[start of Available records]

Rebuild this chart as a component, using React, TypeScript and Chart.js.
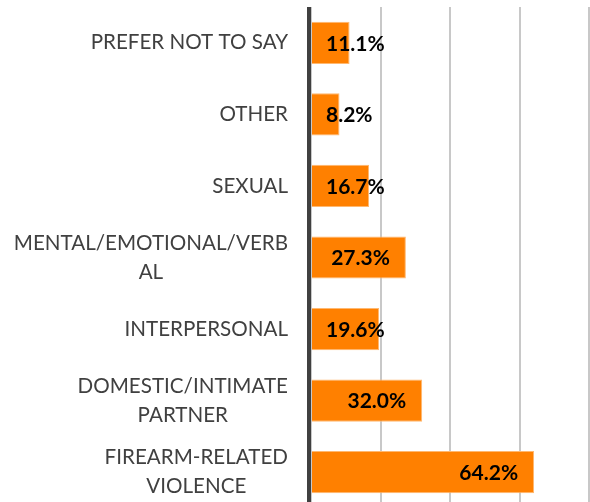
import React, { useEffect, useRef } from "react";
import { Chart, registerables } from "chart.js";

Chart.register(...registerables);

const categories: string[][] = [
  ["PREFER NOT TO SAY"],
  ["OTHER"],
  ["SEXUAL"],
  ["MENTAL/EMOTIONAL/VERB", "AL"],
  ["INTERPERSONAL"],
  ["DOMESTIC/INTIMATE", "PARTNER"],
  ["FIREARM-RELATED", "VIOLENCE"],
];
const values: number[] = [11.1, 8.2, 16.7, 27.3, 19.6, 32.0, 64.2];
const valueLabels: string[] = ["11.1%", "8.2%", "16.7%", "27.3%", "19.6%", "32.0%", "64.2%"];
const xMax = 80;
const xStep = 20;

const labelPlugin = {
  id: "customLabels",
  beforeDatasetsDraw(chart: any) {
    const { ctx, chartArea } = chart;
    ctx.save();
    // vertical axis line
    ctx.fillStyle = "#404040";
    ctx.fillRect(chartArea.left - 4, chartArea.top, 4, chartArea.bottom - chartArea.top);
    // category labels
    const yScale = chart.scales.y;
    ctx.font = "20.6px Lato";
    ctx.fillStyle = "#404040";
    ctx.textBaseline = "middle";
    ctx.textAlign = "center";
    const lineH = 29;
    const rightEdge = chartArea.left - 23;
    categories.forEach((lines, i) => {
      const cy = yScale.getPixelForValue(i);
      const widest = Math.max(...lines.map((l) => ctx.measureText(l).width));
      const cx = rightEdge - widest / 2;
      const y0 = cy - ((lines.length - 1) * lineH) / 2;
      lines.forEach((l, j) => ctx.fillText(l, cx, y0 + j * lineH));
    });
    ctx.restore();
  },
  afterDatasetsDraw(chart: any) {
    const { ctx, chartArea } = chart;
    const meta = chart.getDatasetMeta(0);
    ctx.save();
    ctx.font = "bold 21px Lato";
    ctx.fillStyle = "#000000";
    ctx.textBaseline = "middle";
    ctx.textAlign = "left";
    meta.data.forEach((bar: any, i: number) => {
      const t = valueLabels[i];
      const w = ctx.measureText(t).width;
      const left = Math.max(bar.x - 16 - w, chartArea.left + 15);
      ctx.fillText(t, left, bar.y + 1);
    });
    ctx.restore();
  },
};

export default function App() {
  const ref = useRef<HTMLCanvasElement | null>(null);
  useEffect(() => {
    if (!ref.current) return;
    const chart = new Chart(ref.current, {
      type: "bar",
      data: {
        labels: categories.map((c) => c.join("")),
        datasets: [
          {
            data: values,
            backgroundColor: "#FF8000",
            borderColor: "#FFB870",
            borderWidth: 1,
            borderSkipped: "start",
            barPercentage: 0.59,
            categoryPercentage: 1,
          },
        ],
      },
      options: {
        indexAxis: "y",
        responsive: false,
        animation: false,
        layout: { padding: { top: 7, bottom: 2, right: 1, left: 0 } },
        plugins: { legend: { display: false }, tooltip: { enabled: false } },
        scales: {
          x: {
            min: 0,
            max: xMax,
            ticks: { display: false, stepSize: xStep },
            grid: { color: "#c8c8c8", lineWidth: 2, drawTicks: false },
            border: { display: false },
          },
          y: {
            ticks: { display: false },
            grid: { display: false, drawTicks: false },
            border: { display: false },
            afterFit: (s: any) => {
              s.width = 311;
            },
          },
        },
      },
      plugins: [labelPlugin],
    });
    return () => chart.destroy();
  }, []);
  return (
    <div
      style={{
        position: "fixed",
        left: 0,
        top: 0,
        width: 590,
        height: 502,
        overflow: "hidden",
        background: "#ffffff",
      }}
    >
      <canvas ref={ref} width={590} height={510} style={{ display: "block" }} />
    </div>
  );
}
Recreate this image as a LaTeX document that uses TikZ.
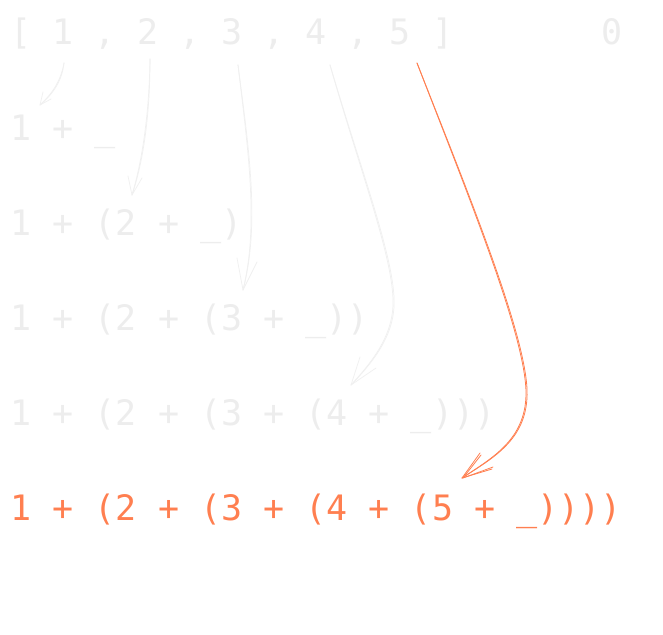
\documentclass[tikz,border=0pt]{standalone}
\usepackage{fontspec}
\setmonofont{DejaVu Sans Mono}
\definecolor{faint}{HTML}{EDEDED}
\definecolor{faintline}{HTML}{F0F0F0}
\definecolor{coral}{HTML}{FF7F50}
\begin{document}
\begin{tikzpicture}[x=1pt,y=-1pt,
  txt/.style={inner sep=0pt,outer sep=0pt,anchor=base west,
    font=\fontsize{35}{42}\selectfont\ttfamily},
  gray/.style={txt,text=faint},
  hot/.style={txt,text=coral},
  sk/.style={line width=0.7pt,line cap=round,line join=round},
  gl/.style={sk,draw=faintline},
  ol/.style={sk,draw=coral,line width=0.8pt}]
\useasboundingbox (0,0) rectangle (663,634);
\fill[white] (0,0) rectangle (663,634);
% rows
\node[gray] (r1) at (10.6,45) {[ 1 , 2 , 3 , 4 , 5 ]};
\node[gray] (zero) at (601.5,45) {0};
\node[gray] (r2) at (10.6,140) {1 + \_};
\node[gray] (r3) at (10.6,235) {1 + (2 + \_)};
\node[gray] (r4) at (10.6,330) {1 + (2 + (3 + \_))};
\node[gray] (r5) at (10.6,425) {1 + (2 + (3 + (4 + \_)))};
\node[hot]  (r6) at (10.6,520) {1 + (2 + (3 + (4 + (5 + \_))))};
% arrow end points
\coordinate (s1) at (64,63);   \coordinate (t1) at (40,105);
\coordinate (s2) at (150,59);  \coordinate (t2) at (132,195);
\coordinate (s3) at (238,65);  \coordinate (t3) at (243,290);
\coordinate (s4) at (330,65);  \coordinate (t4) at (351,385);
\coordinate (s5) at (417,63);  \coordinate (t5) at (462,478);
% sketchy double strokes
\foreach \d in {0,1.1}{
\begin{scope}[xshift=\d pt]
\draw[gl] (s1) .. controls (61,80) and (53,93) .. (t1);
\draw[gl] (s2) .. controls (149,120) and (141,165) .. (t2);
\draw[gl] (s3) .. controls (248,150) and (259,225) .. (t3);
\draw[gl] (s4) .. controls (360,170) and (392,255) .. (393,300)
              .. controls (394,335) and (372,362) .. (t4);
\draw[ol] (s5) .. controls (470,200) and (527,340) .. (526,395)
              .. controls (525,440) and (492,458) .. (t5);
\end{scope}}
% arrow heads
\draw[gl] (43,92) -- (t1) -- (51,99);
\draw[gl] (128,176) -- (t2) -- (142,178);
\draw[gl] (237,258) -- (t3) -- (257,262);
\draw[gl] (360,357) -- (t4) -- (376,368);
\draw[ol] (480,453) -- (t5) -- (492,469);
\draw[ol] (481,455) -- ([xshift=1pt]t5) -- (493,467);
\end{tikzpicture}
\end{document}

[end of Available records]

The request:
Your task is to reproduce exactly the lines from the start of the data above through the line containing "Chart.register(...registerables);", leaving every picture out.

Exercise output:
Rebuild this chart as a component, using React, TypeScript and Chart.js.
import React, { useEffect, useRef } from "react";
import { Chart, registerables } from "chart.js";

Chart.register(...registerables);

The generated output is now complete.